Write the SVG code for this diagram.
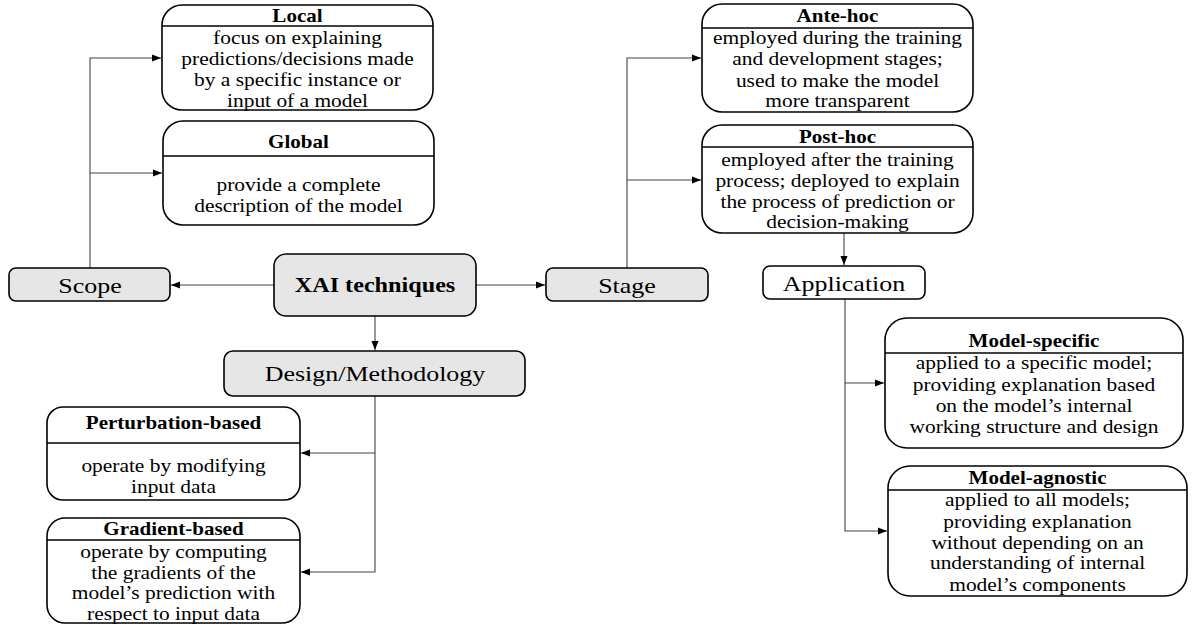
....
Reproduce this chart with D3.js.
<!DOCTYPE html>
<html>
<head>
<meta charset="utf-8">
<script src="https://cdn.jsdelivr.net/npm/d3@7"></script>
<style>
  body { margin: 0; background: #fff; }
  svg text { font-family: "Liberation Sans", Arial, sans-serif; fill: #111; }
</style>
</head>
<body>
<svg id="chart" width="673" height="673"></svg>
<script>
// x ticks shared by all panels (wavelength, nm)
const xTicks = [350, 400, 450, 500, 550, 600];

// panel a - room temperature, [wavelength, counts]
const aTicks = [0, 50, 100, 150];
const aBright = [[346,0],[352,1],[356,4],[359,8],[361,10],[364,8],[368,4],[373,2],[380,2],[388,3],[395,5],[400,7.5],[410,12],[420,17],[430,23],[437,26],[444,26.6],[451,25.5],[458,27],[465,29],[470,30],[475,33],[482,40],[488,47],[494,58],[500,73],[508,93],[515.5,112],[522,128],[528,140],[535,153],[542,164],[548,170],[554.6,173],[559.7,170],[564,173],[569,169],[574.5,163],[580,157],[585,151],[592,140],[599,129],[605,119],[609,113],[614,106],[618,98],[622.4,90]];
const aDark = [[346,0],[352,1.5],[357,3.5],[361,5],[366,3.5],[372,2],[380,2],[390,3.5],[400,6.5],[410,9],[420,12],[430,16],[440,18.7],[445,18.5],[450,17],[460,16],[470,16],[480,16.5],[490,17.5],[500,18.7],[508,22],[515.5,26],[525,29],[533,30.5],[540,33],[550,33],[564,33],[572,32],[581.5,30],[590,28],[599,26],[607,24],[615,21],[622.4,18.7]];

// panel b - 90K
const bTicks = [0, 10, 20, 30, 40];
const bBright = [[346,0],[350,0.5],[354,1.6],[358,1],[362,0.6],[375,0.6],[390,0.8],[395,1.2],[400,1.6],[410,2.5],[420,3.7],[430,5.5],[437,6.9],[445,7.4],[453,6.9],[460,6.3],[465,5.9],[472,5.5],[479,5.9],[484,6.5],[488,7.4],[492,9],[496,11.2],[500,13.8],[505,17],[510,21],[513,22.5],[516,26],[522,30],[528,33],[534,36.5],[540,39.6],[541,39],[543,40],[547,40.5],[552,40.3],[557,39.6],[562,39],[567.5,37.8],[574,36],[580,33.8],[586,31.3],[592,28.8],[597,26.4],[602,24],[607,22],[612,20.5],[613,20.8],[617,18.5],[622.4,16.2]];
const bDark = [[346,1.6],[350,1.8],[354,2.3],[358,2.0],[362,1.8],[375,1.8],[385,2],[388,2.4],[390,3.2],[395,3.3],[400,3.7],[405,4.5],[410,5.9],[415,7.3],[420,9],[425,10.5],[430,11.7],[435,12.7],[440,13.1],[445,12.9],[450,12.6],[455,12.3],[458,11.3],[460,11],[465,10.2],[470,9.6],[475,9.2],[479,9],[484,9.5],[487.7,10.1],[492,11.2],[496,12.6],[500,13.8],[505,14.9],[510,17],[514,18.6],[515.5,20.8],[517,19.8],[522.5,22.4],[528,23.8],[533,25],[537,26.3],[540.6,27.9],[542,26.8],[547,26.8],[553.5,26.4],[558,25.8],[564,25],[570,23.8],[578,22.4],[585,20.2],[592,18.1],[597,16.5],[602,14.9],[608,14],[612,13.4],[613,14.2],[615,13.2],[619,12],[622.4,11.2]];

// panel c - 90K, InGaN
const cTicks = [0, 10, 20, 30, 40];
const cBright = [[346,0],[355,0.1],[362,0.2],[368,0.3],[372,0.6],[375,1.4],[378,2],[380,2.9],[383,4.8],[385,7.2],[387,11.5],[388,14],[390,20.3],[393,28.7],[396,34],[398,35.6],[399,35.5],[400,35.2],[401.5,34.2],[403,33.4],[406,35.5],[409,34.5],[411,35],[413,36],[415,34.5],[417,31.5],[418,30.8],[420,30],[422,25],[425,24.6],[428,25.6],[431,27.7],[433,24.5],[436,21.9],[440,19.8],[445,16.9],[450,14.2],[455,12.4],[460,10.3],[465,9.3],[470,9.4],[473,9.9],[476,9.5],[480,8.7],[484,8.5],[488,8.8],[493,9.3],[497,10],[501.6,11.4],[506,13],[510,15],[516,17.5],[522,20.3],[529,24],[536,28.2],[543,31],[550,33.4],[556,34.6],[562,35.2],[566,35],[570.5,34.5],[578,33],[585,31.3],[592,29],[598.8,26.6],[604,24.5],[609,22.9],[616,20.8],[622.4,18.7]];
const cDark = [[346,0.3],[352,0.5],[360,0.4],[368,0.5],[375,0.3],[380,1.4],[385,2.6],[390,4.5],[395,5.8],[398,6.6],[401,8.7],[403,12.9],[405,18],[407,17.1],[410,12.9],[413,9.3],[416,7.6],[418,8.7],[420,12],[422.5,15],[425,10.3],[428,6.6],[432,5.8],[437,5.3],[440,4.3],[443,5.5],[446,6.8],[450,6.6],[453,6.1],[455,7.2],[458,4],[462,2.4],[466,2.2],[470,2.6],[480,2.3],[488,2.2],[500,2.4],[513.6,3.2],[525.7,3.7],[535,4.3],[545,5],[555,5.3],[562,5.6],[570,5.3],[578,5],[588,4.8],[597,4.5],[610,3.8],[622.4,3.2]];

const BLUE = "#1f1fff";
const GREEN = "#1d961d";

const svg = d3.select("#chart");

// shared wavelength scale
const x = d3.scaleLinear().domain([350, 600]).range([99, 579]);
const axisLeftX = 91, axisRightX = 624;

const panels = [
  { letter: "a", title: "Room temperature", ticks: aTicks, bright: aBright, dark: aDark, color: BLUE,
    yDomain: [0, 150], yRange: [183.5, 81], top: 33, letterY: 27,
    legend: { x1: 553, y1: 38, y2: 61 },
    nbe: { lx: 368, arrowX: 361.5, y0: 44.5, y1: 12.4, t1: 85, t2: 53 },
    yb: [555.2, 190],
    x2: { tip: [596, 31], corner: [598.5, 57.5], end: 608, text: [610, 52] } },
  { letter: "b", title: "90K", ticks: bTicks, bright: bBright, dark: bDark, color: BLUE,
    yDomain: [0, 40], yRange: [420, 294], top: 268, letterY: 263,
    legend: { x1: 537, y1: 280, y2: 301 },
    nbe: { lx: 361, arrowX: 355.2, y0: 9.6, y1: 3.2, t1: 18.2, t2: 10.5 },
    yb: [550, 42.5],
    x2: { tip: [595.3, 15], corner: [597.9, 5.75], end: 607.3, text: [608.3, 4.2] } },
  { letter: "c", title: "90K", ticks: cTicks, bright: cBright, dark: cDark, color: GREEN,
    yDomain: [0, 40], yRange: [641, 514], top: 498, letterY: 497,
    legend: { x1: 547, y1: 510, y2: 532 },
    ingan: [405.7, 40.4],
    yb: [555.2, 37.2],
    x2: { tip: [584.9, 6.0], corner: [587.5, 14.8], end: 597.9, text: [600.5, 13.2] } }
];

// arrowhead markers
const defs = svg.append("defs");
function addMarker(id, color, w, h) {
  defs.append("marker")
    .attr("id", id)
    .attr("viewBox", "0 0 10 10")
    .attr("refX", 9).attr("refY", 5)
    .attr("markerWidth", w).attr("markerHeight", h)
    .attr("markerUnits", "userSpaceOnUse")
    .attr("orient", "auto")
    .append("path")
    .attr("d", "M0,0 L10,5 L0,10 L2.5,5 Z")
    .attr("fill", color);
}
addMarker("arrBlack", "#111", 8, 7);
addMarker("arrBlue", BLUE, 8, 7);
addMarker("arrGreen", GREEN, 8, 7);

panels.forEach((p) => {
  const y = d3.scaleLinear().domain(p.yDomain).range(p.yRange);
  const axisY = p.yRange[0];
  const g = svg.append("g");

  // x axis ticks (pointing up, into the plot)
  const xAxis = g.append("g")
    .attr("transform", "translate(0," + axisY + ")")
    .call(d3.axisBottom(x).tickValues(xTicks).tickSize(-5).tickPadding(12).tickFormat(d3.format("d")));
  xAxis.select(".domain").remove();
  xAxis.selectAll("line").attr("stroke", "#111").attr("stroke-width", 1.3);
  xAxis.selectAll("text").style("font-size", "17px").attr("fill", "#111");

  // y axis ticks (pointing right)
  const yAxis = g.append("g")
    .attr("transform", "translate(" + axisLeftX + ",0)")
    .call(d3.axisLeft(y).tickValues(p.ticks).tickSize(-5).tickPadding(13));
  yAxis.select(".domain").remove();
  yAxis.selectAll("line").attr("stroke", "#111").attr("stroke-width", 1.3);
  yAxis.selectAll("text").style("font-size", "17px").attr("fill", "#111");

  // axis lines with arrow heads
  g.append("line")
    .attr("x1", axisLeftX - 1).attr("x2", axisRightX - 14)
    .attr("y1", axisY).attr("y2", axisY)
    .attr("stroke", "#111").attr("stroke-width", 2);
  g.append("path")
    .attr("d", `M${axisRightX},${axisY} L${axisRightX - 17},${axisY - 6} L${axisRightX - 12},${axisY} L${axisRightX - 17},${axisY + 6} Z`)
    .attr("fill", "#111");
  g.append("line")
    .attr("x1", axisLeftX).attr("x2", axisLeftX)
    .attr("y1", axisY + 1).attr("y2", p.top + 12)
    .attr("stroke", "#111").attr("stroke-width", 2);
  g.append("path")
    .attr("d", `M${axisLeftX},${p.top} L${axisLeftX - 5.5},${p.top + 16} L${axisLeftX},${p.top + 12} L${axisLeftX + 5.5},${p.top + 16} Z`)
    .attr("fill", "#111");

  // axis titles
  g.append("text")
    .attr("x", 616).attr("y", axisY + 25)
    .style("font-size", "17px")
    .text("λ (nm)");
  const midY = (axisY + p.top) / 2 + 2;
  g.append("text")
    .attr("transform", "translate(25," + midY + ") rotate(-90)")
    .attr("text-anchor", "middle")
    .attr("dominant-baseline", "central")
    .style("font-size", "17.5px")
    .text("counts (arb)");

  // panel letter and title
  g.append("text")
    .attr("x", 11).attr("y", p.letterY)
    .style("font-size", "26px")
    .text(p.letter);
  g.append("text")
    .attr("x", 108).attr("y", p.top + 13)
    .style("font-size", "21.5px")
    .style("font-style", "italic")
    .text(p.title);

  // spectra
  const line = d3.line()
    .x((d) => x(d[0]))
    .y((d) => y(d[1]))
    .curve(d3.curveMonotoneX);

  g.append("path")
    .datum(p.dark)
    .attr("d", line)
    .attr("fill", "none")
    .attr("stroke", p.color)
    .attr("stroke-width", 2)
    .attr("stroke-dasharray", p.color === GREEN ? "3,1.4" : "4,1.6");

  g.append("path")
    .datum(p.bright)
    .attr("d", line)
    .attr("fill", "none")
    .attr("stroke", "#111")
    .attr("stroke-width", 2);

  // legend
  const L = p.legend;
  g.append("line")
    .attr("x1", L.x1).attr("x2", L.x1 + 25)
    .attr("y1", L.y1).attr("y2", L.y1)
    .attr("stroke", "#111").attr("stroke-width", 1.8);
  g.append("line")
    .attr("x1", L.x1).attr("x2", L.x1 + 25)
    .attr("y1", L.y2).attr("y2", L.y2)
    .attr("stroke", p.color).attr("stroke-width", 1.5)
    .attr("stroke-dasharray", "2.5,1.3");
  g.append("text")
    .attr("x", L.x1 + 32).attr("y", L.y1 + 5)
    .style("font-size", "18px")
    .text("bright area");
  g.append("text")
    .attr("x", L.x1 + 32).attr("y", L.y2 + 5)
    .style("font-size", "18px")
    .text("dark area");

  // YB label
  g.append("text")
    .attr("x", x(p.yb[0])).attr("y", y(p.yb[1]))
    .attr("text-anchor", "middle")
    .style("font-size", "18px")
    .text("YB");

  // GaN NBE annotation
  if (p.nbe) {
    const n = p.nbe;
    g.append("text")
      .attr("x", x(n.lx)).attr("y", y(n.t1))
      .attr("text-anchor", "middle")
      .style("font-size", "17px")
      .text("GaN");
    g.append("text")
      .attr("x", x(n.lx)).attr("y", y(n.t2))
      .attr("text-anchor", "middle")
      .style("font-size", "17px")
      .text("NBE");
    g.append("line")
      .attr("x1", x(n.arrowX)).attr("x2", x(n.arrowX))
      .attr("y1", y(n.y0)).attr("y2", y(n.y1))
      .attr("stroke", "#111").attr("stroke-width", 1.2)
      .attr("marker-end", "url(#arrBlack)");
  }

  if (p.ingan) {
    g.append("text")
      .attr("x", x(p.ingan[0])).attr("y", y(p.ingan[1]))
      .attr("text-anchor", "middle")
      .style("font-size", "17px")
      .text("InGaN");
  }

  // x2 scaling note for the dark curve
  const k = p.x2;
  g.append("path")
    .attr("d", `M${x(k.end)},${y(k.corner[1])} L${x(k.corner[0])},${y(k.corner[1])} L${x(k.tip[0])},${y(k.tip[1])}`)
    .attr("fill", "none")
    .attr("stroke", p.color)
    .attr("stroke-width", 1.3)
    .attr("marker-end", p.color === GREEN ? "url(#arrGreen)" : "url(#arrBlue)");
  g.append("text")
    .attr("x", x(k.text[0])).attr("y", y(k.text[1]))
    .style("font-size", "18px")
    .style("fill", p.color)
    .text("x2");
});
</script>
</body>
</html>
....
§ DIRECTION:
Start with the line that contains "Reproduce this chart with D3.js." and end with the line that contains "const xTicks = [350, 400, 450, 500, 550, 600];"; give those lines again exactly, and no others.

§ WORKED ANSWER:
Reproduce this chart with D3.js.
<!DOCTYPE html>
<html>
<head>
<meta charset="utf-8">
<script src="https://cdn.jsdelivr.net/npm/d3@7"></script>
<style>
  body { margin: 0; background: #fff; }
  svg text { font-family: "Liberation Sans", Arial, sans-serif; fill: #111; }
</style>
</head>
<body>
<svg id="chart" width="673" height="673"></svg>
<script>
// x ticks shared by all panels (wavelength, nm)
const xTicks = [350, 400, 450, 500, 550, 600];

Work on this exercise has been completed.